Lately I have been drawn to even feminist criticism as a means of aesthetic experience. Some of their essayists offer quite a brilliant touch of irony, wisdom, and even truth to create some brilliant essays. Much better than the ramblers who ponder about trivial things, like autobiographical aspects (though they have their merit too, if they are good essayists). Perhaps you should read some Feminist criticism, since you tend to be the type who they rightfully criticize.


Just out of curiosity, which major female writers have you read?

EricP
05-29-2008, 01:30 AM
I would characterize writing as feminist if the author challenges the dominant view of gender roles in their specific context. For example, a work that might have challenged the way in which gender is perceived in 19th century England may seem pretty tame in contemporary America. In some religious fundamentalist nations today, a moderate view of gender in secular countries would be seen as radical and blasphemous.

tractatus
05-29-2008, 07:59 AM
What elements(in your novels) make you feminist?

_Shannon_
05-29-2008, 08:58 AM
LOl my first thought? -That it's awful.....

To me there is a vast difference between something being written by a female author and writing which is feminist.
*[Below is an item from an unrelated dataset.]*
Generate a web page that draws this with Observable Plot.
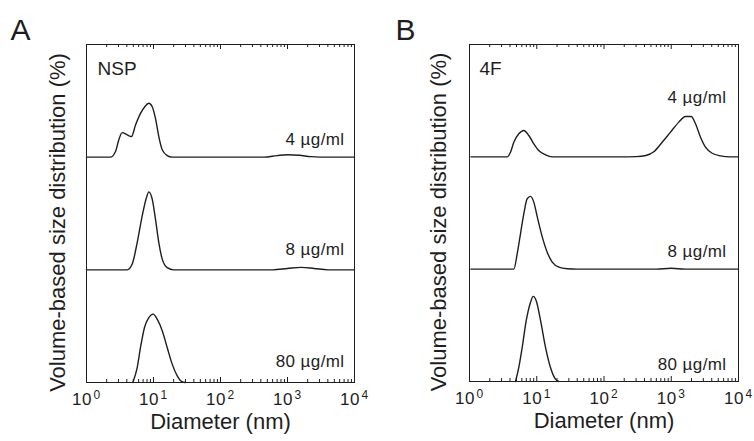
<!DOCTYPE html>
<html><head><meta charset="utf-8">
<script src="https://cdn.jsdelivr.net/npm/d3@7"></script>
<script src="https://cdn.jsdelivr.net/npm/@observablehq/plot@0.6"></script>
<style>
body{margin:0;background:#fff;}
#wrap{display:flex;width:754px;height:441px;overflow:hidden;}
#wrap svg{font-family:"Liberation Sans",Arial,Helvetica,sans-serif;color:#1e1e1e;}
.conc text{letter-spacing:0.4px;}
.tk text{letter-spacing:0.5px;}
</style></head><body><div id="wrap"></div>
<script>
// ---- data ----
const tickValues = [1, 10, 100, 1000, 10000];
const tickExponents = ["0", "1", "2", "3", "4"];
const concentrations = ["4 µg/ml", "8 µg/ml", "80 µg/ml"];
const stackOffsets = [20, 10, 0]; // % units added to stack the three traces
const yTitle = "Volume-based size distribution (%)";
const xTitle = "Diameter (nm)";

// [diameter (nm), volume %]
const nsp4 = [[1,0],[2.28,0],[2.71,0.5],[3.03,1.53],[3.41,2.18],[4.05,1.98],[4.69,1.83],[5.39,2.85],[6.4,3.89],[7.41,4.48],[8.51,4.78],[9.57,4.48],[10.7,3.44],[12.0,1.83],[13.5,0.65],[16.0,0.14],[19.0,0],[450,0],[700,0.14],[1000,0.22],[1500,0.17],[2200,0.05],[3000,0],[10000,0]];
const nsp8 = [[1,0],[4.05,0],[4.81,0.51],[5.71,2.42],[6.78,4.79],[7.86,6.42],[8.51,6.92],[9.57,6.27],[10.7,4.5],[12.0,2.42],[13.5,0.95],[16.0,0.2],[20.1,0],[600,0],[1000,0.12],[1600,0.22],[2500,0.12],[4000,0],[10000,0]];
const nsp80 = [[4.91,0],[5.71,1.33],[6.4,3.11],[7.34,4.88],[8.51,5.75],[9.89,6.07],[11.4,5.6],[13.5,4.6],[16.0,3.11],[19.0,1.63],[22.6,0.59],[26.8,0.06],[30,0]];

const f4 = [[1.05,0],[3.64,0],[4.07,0.41],[4.56,1.3],[5.41,2.05],[6.42,2.35],[7.62,1.9],[9.04,1.16],[10.7,0.56],[13.5,0.18],[17.0,0],[176,0],[300,0.02],[420,0.12],[550,0.45],[733,1.3],[975,2.2],[1296,3.09],[1628,3.59],[1981,3.59],[2296,2.94],[2725,1.75],[3231,0.86],[4063,0.32],[5400,0.09],[7600,0],[10000,0]];
const f8 = [[1.05,0],[4.56,0],[5.12,1.37],[5.73,3.15],[6.42,4.93],[7.21,6.27],[8.07,6.48],[9.04,5.97],[10.2,4.63],[12.1,2.85],[14.3,1.51],[17.0,0.62],[21.3,0.18],[28.4,0.04],[40,0],[600,0],[1000,0.08],[1600,0],[10000,0]];
const f80 = [[4.83,0],[5.41,1.25],[6.08,3.04],[6.97,5.41],[8.07,7.04],[8.85,7.58],[9.82,7.19],[11.4,5.41],[13.5,3.04],[16.0,1.25],[19.0,0.21],[21.3,0]];

// ---- drawing ----
function panel(cfg) {
  const rows = [];
  cfg.curves.forEach((c, i) => c.forEach(([d, v]) => rows.push({series: concentrations[i], d, y: v + stackOffsets[i]})));
  const innerH = 441 - 44 - cfg.mb;
  const logTicks = d3.scaleLog().domain([1, 10000]).ticks();
  const minor = logTicks.filter(t => !tickValues.includes(t));
  const ink = "#1e1e1e";
  return Plot.plot({
    width: 377, height: 441,
    marginLeft: cfg.ml, marginRight: cfg.mr, marginTop: 44, marginBottom: cfg.mb,
    x: {type: "log", domain: [1, 10000], axis: null},
    y: {domain: [0, 30], axis: null},
    marks: [
      Plot.tickX(minor, {x: d => d, stroke: ink, strokeWidth: 1, insetTop: innerH - 3}),
      Plot.tickX(tickValues, {x: d => d, stroke: ink, strokeWidth: 1, insetTop: innerH - 5}),
      Plot.tickX(minor, {x: d => d, stroke: ink, strokeWidth: 1, insetBottom: innerH - 3}),
      Plot.tickX(tickValues, {x: d => d, stroke: ink, strokeWidth: 1, insetBottom: innerH - 5}),
      Plot.frame({stroke: ink, strokeWidth: 1}),
      Plot.line(rows, {x: "d", y: "y", z: "series", stroke: ink, strokeWidth: 1.4, curve: "monotone-x"}),
      // tick labels 10^n
      Plot.text(tickValues, {x: d => d, frameAnchor: "bottom", text: () => "10", textAnchor: "end", lineAnchor: "bottom", dx: 5.5, dy: 22, fontSize: 17, fill: ink, className: "tk"}),
      Plot.text(tickValues, {x: d => d, frameAnchor: "bottom", text: (d, i) => tickExponents[i], textAnchor: "start", lineAnchor: "bottom", dx: 7, dy: 16, fontSize: 12, fill: ink}),
      // axis titles
      Plot.text([xTitle], {frameAnchor: "bottom", text: d => d, textAnchor: "middle", lineAnchor: "bottom", dy: 46, dx: cfg.xTitleDx, fontSize: 22, fill: ink}),
      Plot.text([yTitle], {frameAnchor: "left", text: d => d, textAnchor: "middle", rotate: -90, lineAnchor: "bottom", dx: cfg.yTitleDx, dy: 9, fontSize: 22, fill: ink}),
      // sample name and panel letter
      Plot.text([cfg.name], {frameAnchor: "top-left", text: d => d, textAnchor: "start", lineAnchor: "bottom", dx: cfg.nameDx, dy: 30, fontSize: 19, fill: ink}),
      Plot.text([cfg.letter], {frameAnchor: "top-left", text: d => d, textAnchor: "start", lineAnchor: "bottom", dx: cfg.letterDx, dy: -5, fontSize: 30, fill: ink}),
      // concentration labels
      ...concentrations.map((c, i) => Plot.text([c], {
        x: 10000, y: stackOffsets[i], text: d => d, textAnchor: "end", lineAnchor: "bottom",
        dx: cfg.concDx, dy: -cfg.concLift[i], fontSize: 17, fill: ink, className: "conc"
      }))
    ]
  });
}

const wrap = document.getElementById("wrap");
wrap.append(panel({
  letter: "A", name: "NSP", curves: [nsp4, nsp8, nsp80],
  ml: 86, mr: 23, mb: 59, letterDx: -76, nameDx: 11, yTitleDx: -22, xTitleDx: 0,
  concDx: -10, concLift: [12, 15, 16]
}));
wrap.append(panel({
  letter: "B", name: "4F", curves: [f4, f8, f80],
  ml: 92, mr: 16, mb: 60, letterDx: -74, nameDx: 10, yTitleDx: -24, xTitleDx: 0,
  concDx: -12, concLift: [54, 12, 12]
}));
</script></body></html>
FTR I have read all the authors you've mentioned JB--plus many more like Eudora Welty, Willa Cather, Elizabeth Gaskell, and George Eliot, Daphne DuMaurier, and Wharton, Dorothy Parker, Gertrude Stein...one of my favorite poets is Denise Levertov.

JBI
05-29-2008, 12:13 PM
It's the same with construction workers. If they are female, they are feminist, unless when they write they write against women, but I can't think of any good ones that fit that category. The fact remains, that up until the 1970s female writing was not even close to as big as male writing, meaning it was less "acceptable" to be a female writer than it is today. Thereby, to be a female writer, was, in a sense, to be going against female norm, I.E. feminist.
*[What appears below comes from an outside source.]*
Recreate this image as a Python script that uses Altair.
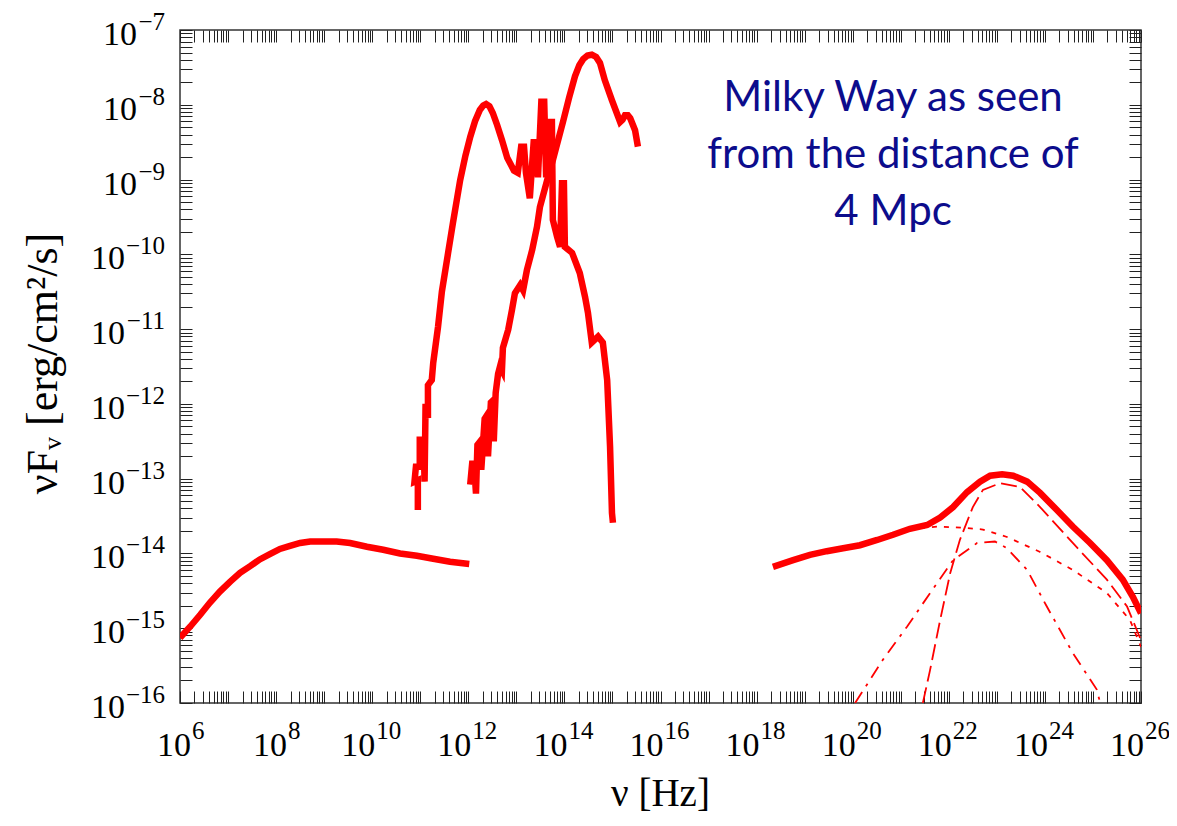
import altair as alt
import pandas as pd

# ---------------- data (log10 units) ----------------
radio_lognu = [6.0, 6.21, 6.42, 6.62, 6.83, 7.04, 7.25, 7.46, 7.66, 7.87, 8.08, 8.29, 8.50, 8.71, 8.98,
               9.26, 9.54, 9.89, 10.23, 10.58, 10.93, 11.27, 11.62, 12.02]
radio_logf = [-15.13, -14.98, -14.82, -14.66, -14.51, -14.38, -14.26, -14.17, -14.08, -14.01, -13.94, -13.90,
              -13.86, -13.84, -13.84, -13.84, -13.86, -13.91, -13.95, -14.00, -14.03, -14.07, -14.11, -14.14]

dust_lognu = [10.95, 10.95, 10.88, 10.91, 10.99, 10.99, 11.07, 11.09, 11.11, 11.15, 11.16, 11.16, 11.24, 11.27,
              11.37, 11.45, 11.58, 11.68, 11.83, 11.94, 12.04, 12.14, 12.24, 12.31, 12.37, 12.44, 12.51, 12.60,
              12.70, 12.81, 12.95, 13.03, 13.10, 13.16, 13.20, 13.28, 13.36, 13.40, 13.45, 13.52, 13.58, 13.62,
              13.68, 13.74, 13.76, 13.85, 13.91, 13.95, 13.99, 14.01, 14.16, 14.32, 14.43, 14.49, 14.57, 14.70,
              14.80, 14.89, 14.95, 14.99, 15.01]
dust_logf = [-13.42, -13.02, -13.04, -12.84, -12.84, -12.48, -12.48, -13.04, -12.04, -12.04, -12.19, -11.75,
             -11.68, -11.45, -10.97, -10.50, -9.98, -9.58, -9.01, -8.68, -8.43, -8.22, -8.07, -8.01, -7.99, -8.02,
             -8.11, -8.27, -8.47, -8.71, -8.88, -8.91, -8.56, -8.56, -8.91, -9.25, -8.50, -8.50, -8.97, -7.96,
             -7.96, -8.97, -8.23, -8.23, -9.54, -9.77, -9.90, -9.05, -9.05, -9.90, -9.98, -10.25, -10.57, -10.78,
             -11.18, -11.10, -11.18, -11.68, -12.57, -13.46, -13.59]

star_lognu = [12.04, 12.08, 12.12, 12.16, 12.19, 12.25, 12.27, 12.34, 12.39, 12.41, 12.47, 12.52, 12.53, 12.57,
              12.62, 12.66, 12.70, 12.72, 12.83, 12.91, 12.97, 13.08, 13.14, 13.22, 13.33, 13.43, 13.49, 13.64,
              13.76, 13.97, 14.10, 14.22, 14.31, 14.39, 14.48, 14.57, 14.66, 14.74, 14.84, 14.99, 15.16, 15.21,
              15.26, 15.32, 15.37, 15.47, 15.53]
star_logf = [-13.08, -12.80, -12.80, -13.20, -12.55, -12.50, -12.88, -12.20, -12.15, -12.70, -11.98, -11.95,
             -12.50, -11.85, -11.60, -11.50, -11.55, -11.25, -11.01, -10.74, -10.52, -10.41, -10.48, -10.21,
             -9.94, -9.63, -9.37, -9.01, -8.74, -8.23, -7.90, -7.62, -7.47, -7.39, -7.34, -7.33, -7.36, -7.44,
             -7.67, -7.94, -8.23, -8.20, -8.14, -8.14, -8.18, -8.34, -8.56]

he_lognu = [18.34, 18.76, 19.11, 19.46, 19.80, 20.15, 20.51, 20.84, 21.19, 21.55, 21.82, 22.09, 22.38, 22.65,
            22.86, 23.11, 23.34, 23.63, 23.90, 24.25, 24.58, 24.94, 25.29, 25.62, 25.83, 26.0]
he_logf = [-14.18, -14.09, -14.02, -13.97, -13.93, -13.89, -13.82, -13.75, -13.67, -13.62, -13.52, -13.38,
           -13.18, -13.04, -12.96, -12.94, -12.96, -13.04, -13.19, -13.42, -13.64, -13.86, -14.09, -14.35,
           -14.58, -14.80]

pion_lognu = [21.46, 21.61, 21.82, 22.03, 22.23, 22.50, 22.71, 23.07, 23.48, 23.90, 24.58, 25.29, 25.71, 26.0]
pion_logf = [-16.0, -15.56, -14.89, -14.26, -13.82, -13.38, -13.15, -13.06, -13.11, -13.38, -13.86, -14.35,
             -14.71, -15.16]

ic_lognu = [21.40, 21.80, 22.38, 22.71, 23.21, 23.90, 24.58, 25.29, 25.77, 26.0]
ic_logf = [-13.66, -13.64, -13.66, -13.68, -13.78, -13.98, -14.22, -14.53, -14.89, -15.25]

brems_lognu = [20.05, 20.63, 21.13, 21.61, 22.09, 22.59, 22.96, 23.21, 23.63, 24.04, 24.58, 25.08, 25.15]
brems_logf = [-16.0, -15.42, -14.98, -14.53, -14.09, -13.86, -13.84, -13.93, -14.22, -14.71, -15.33, -15.82,
              -16.0]

# tick labels: base "10" with an exponent
x_label_exps = [6, 8, 10, 12, 14, 16, 18, 20, 22, 24, 26]
x_exp_texts = ["6", "8", "10", "12", "14", "16", "18", "20", "22", "24", "26"]
y_label_exps = [-16, -15, -14, -13, -12, -11, -10, -9, -8, -7]
y_exp_texts = ["−16", "−15", "−14", "−13", "−12", "−11", "−10", "−9", "−8", "−7"]
label_base = "10"

annotation = "Milky Way as seen\nfrom the distance of\n4 Mpc"
ann_lognu = 20.84
ann_logf = -7.91

x_title = "ν [Hz]"
y_title = "νFᵥ [erg/cm²/s]"

# ---------------- tables ----------------
def table(name, lx, ly):
    return pd.DataFrame({"series": name, "nu": [10 ** v for v in lx], "f": [10 ** v for v in ly],
                         "i": list(range(len(lx)))})


solid = pd.concat([table("radio", radio_lognu, radio_logf), table("dust", dust_lognu, dust_logf),
                   table("stars", star_lognu, star_logf), table("gamma", he_lognu, he_logf)])
pion = table("pion", pion_lognu, pion_logf)
ic = table("ic", ic_lognu, ic_logf)
brems = table("brems", brems_lognu, brems_logf)
ann = pd.DataFrame({"nu": [10 ** ann_lognu], "f": [10 ** ann_logf], "t": [annotation]})

xlab = pd.DataFrame({"nu": [10.0 ** e for e in x_label_exps], "f": 1e-16, "e": x_exp_texts,
                     "nd": [len(t) for t in x_exp_texts]})
ylab = pd.DataFrame({"nu": 1e6, "f": [10.0 ** e for e in y_label_exps], "e": y_exp_texts,
                     "nd": [len(t) - 1 for t in y_exp_texts]})

x_minor = [m * 10.0 ** k for k in range(6, 26) for m in range(1, 10)] + [1e26]
y_minor = [m * 10.0 ** k for k in range(-16, -7) for m in range(1, 10)] + [1e-7]

SERIF = "Liberation Serif"
RED = "#ff0000"
BASE_FS = 34
EXP_FS = 25
xs = alt.Scale(type="log", domain=[1e6, 1e26])
ys = alt.Scale(type="log", domain=[1e-16, 1e-7])
X = alt.X("nu:Q", scale=xs)
Y = alt.Y("f:Q", scale=ys)

x_main = alt.Axis(values=[10.0 ** e for e in x_label_exps], labels=False, ticks=False, domain=False,
                  grid=False, title=x_title, titleFont=SERIF, titleFontSize=39, titleFontWeight="normal",
                  titleColor="black", titleX=480, titleY=90, titleBaseline="middle")
y_main = alt.Axis(values=[10.0 ** e for e in y_label_exps], labels=False, ticks=False, domain=False,
                  grid=False, title=y_title, titleFont=SERIF, titleFontSize=44, titleFontWeight="normal",
                  titleColor="black", titleX=-137, titleY=333, titleBaseline="middle", titleAlign="center")


def tick_axis(vals, orient):
    return alt.Axis(values=vals, orient=orient, offset=-12, tickSize=12, tickColor="#222", tickWidth=1,
                    labels=False, domain=False, grid=False, title=None)


lines = alt.Chart(solid).mark_line(color=RED, strokeWidth=6.5, clip=True).encode(
    x=alt.X("nu:Q", scale=xs, axis=x_main),
    y=alt.Y("f:Q", scale=ys, axis=y_main),
    detail="series:N",
    order="i:Q",
)
pion_l = alt.Chart(pion).mark_line(color=RED, strokeWidth=1.8, strokeDash=[16, 6], clip=True).encode(
    x=X, y=Y, order="i:Q")
ic_l = alt.Chart(ic).mark_line(color=RED, strokeWidth=1.8, strokeDash=[5, 7], clip=True).encode(
    x=X, y=Y, order="i:Q")
brems_l = alt.Chart(brems).mark_line(color=RED, strokeWidth=1.8, strokeDash=[13, 7, 3, 7], clip=True).encode(
    x=X, y=Y, order="i:Q")
text = alt.Chart(ann).mark_text(font="Lato", fontSize=42, color="#0c0c8c", lineHeight=57, align="center",
                                baseline="middle", lineBreak="\n").encode(x=X, y=Y, text="t:N")

# tick labels drawn as text at the scale positions
lab_layers = []
for nd, bdx, edx in [(1, 11, 12), (2, 3, 4)]:
    lab_layers.append(alt.Chart(xlab).transform_filter(f"datum.nd == {nd}").mark_text(
        text=label_base, font=SERIF, fontSize=BASE_FS, align="right", baseline="middle", dx=bdx, dy=43,
        color="black").encode(x=X, y=Y))
    lab_layers.append(alt.Chart(xlab).transform_filter(f"datum.nd == {nd}").mark_text(
        font=SERIF, fontSize=EXP_FS, align="left", baseline="middle", dx=edx, dy=28,
        color="black").encode(x=X, y=Y, text="e:N"))
for nd, bdx in [(1, -43), (2, -55)]:
    lab_layers.append(alt.Chart(ylab).transform_filter(f"datum.nd == {nd}").mark_text(
        text=label_base, font=SERIF, fontSize=BASE_FS, align="right", baseline="middle", dx=bdx, dy=5,
        color="black").encode(x=X, y=Y))
lab_layers.append(alt.Chart(ylab).mark_text(
    font=SERIF, fontSize=EXP_FS, align="right", baseline="middle", dx=-15, dy=-8,
    color="black").encode(x=X, y=Y, text="e:N"))

main = alt.layer(lines, pion_l, ic_l, brems_l, text, *lab_layers)

ticks_bl = alt.Chart(ann).mark_point(opacity=0).encode(
    x=alt.X("nu:Q", scale=xs, axis=tick_axis(x_minor, "bottom")),
    y=alt.Y("f:Q", scale=ys, axis=tick_axis(y_minor, "left")))
ticks_tr = alt.Chart(ann).mark_point(opacity=0).encode(
    x=alt.X("nu:Q", scale=xs, axis=tick_axis(x_minor, "top")),
    y=alt.Y("f:Q", scale=ys, axis=tick_axis(y_minor, "right")))

chart = alt.layer(main, ticks_bl, ticks_tr).resolve_axis(x="independent", y="independent").properties(
    width=961, height=673, autosize="none",
    padding={"left": 172, "top": 22, "right": 28, "bottom": 110},
    background="white",
).configure_view(stroke="#333333", strokeWidth=1.5)

chart.save("out.html", embed_options={"renderer": "svg", "actions": False})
Elaine Showalter, the feminist critic, divides female literature chronologically into three categories:

1. Feminine: In the Feminine phase (1840–1880), “women wrote in an effort to equal the intellectual achievements of the male culture, and internalized its assumptions about female nature” (New, 137).
2. Feminist: The Feminist phase (1880–1920) was characterized by women’s writing that protested against male standards and values, and advocated women’s rights and values, including a demand for autonomy.
3. Female: The Female phase (1920— ) is one of self-discovery. Showalter says, “women reject both imitation and protest—two forms of dependency—and turn instead to female experience as the source of an autonomous art, extending the feminist analysis of culture to the forms and techniques of literature” (New, 139).

(copied notes from Wikipedia, but I have the original essay in front of me).

It seems that the bulk of female authors fit into that grid, especially the good ones. As it happens, there are females who write about the male experience, as there are males who write about the female experience. Those females, if they are good however, tend to push a more female perspective.

Kafka's Crow
05-29-2008, 02:02 PM
Jane Austen, George Eliot, Djuna Barnes (queer), Joyce Carol Oates, Gertrude Stein are some of the female writers I admire. Louis Red's one-liner (above) sounds blunt but is not very far from truth.